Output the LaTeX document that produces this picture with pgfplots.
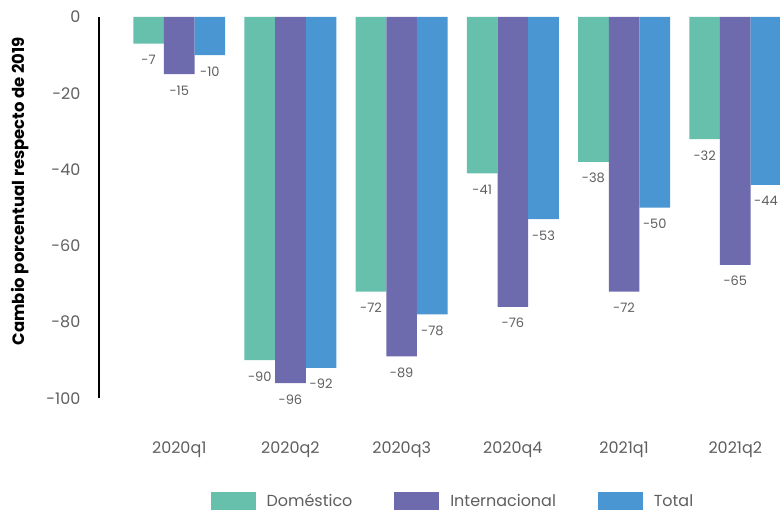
\documentclass[border=0pt]{standalone}
\usepackage{pgfplots}
\pgfplotsset{compat=1.18}
\usepackage{fontspec}
\setmainfont{Poppins}
\definecolor{cteal}{HTML}{66C0AC}
\definecolor{cpurple}{HTML}{6E6AAE}
\definecolor{cblue}{HTML}{4A96D2}
\definecolor{tgray}{HTML}{5F5F5F}
\begin{document}
\begin{tikzpicture}
\begin{axis}[
  name=ax,
  scale only axis, width=682pt, height=382pt,
  xmin=-0.723, xmax=5.40, ymin=-100, ymax=0,
  ybar=0pt, bar width=30.7pt,
  axis y line*=left, axis x line*=bottom,
  x axis line style={draw=none},
  y axis line style={line width=1.6pt, black, -},
  xtick={0,1,2,3,4,5},
  xticklabels={2020q1,2020q2,2020q3,2020q4,2021q1,2021q2},
  ytick={0,-20,-40,-60,-80,-100},
  major tick length=0pt,
  tick label style={font=\fontsize{16}{19}\selectfont, text=tgray},
  yticklabel style={xshift=-15pt},
  xticklabel style={yshift=-40pt},
  /pgf/number format/assume math mode=true,
  ylabel={Cambio porcentual respecto de 2019},
  every axis y label/.style={at={(axis description cs:-0.1158,0.543)}, rotate=90, anchor=center, font=\bfseries\fontsize{16.5}{18}\selectfont, text=black},
  nodes near coords,
  every node near coord/.append style={font=\fontsize{13}{15}\selectfont, text=tgray, anchor=north, yshift=-8pt},
  legend columns=3,
  legend style={at={(axis description cs:0.52,0)}, yshift=-103pt, anchor=center, draw=none, font=\fontsize{16}{19}\selectfont, text=tgray,
    /tikz/every even column/.append style={column sep=40pt},
    /tikz/every odd column/.append style={column sep=9pt}},
  legend cell align=left,
  legend image code/.code={\fill[#1] (0pt,-9pt) rectangle (45pt,9pt);},
]
\addplot[fill=cteal, draw=none] coordinates {(0,-7) (1,-90) (2,-72) (3,-41) (4,-38) (5,-32)};
\addplot[fill=cpurple, draw=none] coordinates {(0,-15) (1,-96) (2,-89) (3,-76) (4,-72) (5,-65)};
\addplot[fill=cblue, draw=none] coordinates {(0,-10) (1,-92) (2,-78) (3,-53) (4,-50) (5,-44)};
\legend{Doméstico, Internacional, Total}
\end{axis}
\path (ax.north west) ++(-99pt,17pt);
\path (ax.south west) ++(-99pt,-113pt);
\end{tikzpicture}
\end{document}
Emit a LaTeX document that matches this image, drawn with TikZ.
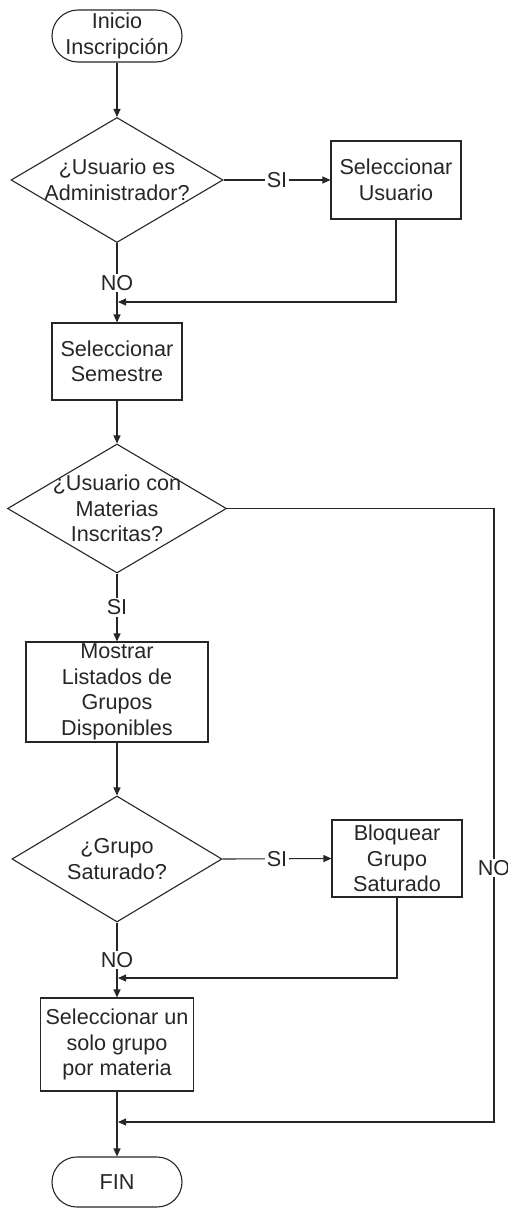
\documentclass[tikz,border=0pt]{standalone}
\usepackage{fontspec}
\setmainfont{Liberation Sans}
\usetikzlibrary{shapes.geometric,arrows.meta}
\begin{document}
\begin{tikzpicture}[x=1pt,y=-1pt,
  every node/.style={font=\fontsize{21.6pt}{25.5pt}\selectfont, text=black!85},
  flow/.style={line width=1.1pt, draw=black!85},
  arr/.style={flow, -{Triangle[length=8pt,width=7pt]}},
  terminal/.style={draw=black!85, line width=1.1pt, rectangle, minimum width=130pt, inner sep=0pt, align=center},
  process/.style={draw=black!85, line width=1.1pt, rectangle, inner sep=0pt, align=center},
  decision/.style={draw=black!85, line width=1.1pt, diamond, inner sep=0pt},
  dtext/.style={align=center, inner sep=0pt},
  lbl/.style={fill=white, inner sep=1.5pt}
]
\useasboundingbox (0,0) rectangle (508,1208);

% nodes of the main column
\node[terminal, minimum height=52pt, rounded corners=26pt] (start) at (117,36) {Inicio\\Inscripción};
\node[decision, minimum width=212pt, minimum height=125pt,
      label={[dtext]center:{¿Usuario es\\Administrador?}}] (d1) at (117,180) {};
\node[process, minimum width=130pt, minimum height=78pt] (usr) at (396,180) {Seleccionar\\Usuario};
\node[process, minimum width=130pt, minimum height=77pt] (sem) at (117,361.5) {Seleccionar\\Semestre};
\node[decision, minimum width=219pt, minimum height=129pt,
      label={[dtext]center:{¿Usuario con\\Materias\\Inscritas?}}] (d2) at (117,508.5) {};
\node[process, minimum width=182pt, minimum height=100pt] (mos) at (117,692) {Mostrar\\Listados de\\Grupos\\Disponibles};
\node[decision, minimum width=210pt, minimum height=126pt,
      label={[dtext]center:{¿Grupo\\Saturado?}}] (d3) at (117,859) {};
\node[process, minimum width=130pt, minimum height=77pt] (blq) at (397,858.5) {Bloquear\\Grupo\\Saturado};
\node[process, minimum width=153pt, minimum height=93pt] (sel) at (117,1044.5) {Seleccionar un\\solo grupo\\por materia};
\node[terminal, minimum height=50pt, rounded corners=25pt] (fin) at (117,1182) {FIN};

% junction points
\coordinate (m1) at (118,302);
\coordinate (m2) at (118,978);
\coordinate (m3) at (118,1122);
\coordinate (c2) at (494,1122);

% connectors
\draw[arr] (start) -- (d1);
\draw[arr] (d1.east) -- node[lbl, midway] {SI} (usr.west);
\draw[arr] (d1.south) -- node[lbl, midway] {NO} (sem.north);
\draw[arr] (usr.south) |- (m1);
\draw[arr] (sem) -- (d2);
\draw[arr] (d2.east) -| node[lbl, pos=0.793] {NO} (c2) -- (m3);
\draw[arr] (d2.south) -- node[lbl, midway] {SI} (mos.north);
\draw[arr] (mos) -- (d3);
\draw[arr] (d3.east) -- node[lbl, midway] {SI} (blq.west);
\draw[arr] (d3.south) -- node[lbl, midway] {NO} (sel.north);
\draw[arr] (blq.south) |- (m2);
\draw[arr] (sel) -- (fin);
\end{tikzpicture}
\end{document}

• [Aim of the task] Copy, exactly as they stand, the lines from the one that holds "Emit a LaTeX" to the one that holds "(0,0) rectangle (508,1208);", both included, and drop every picture.

• [Exercise output]
Emit a LaTeX document that matches this image, drawn with TikZ.
\documentclass[tikz,border=0pt]{standalone}
\usepackage{fontspec}
\setmainfont{Liberation Sans}
\usetikzlibrary{shapes.geometric,arrows.meta}
\begin{document}
\begin{tikzpicture}[x=1pt,y=-1pt,
  every node/.style={font=\fontsize{21.6pt}{25.5pt}\selectfont, text=black!85},
  flow/.style={line width=1.1pt, draw=black!85},
  arr/.style={flow, -{Triangle[length=8pt,width=7pt]}},
  terminal/.style={draw=black!85, line width=1.1pt, rectangle, minimum width=130pt, inner sep=0pt, align=center},
  process/.style={draw=black!85, line width=1.1pt, rectangle, inner sep=0pt, align=center},
  decision/.style={draw=black!85, line width=1.1pt, diamond, inner sep=0pt},
  dtext/.style={align=center, inner sep=0pt},
  lbl/.style={fill=white, inner sep=1.5pt}
]
\useasboundingbox (0,0) rectangle (508,1208);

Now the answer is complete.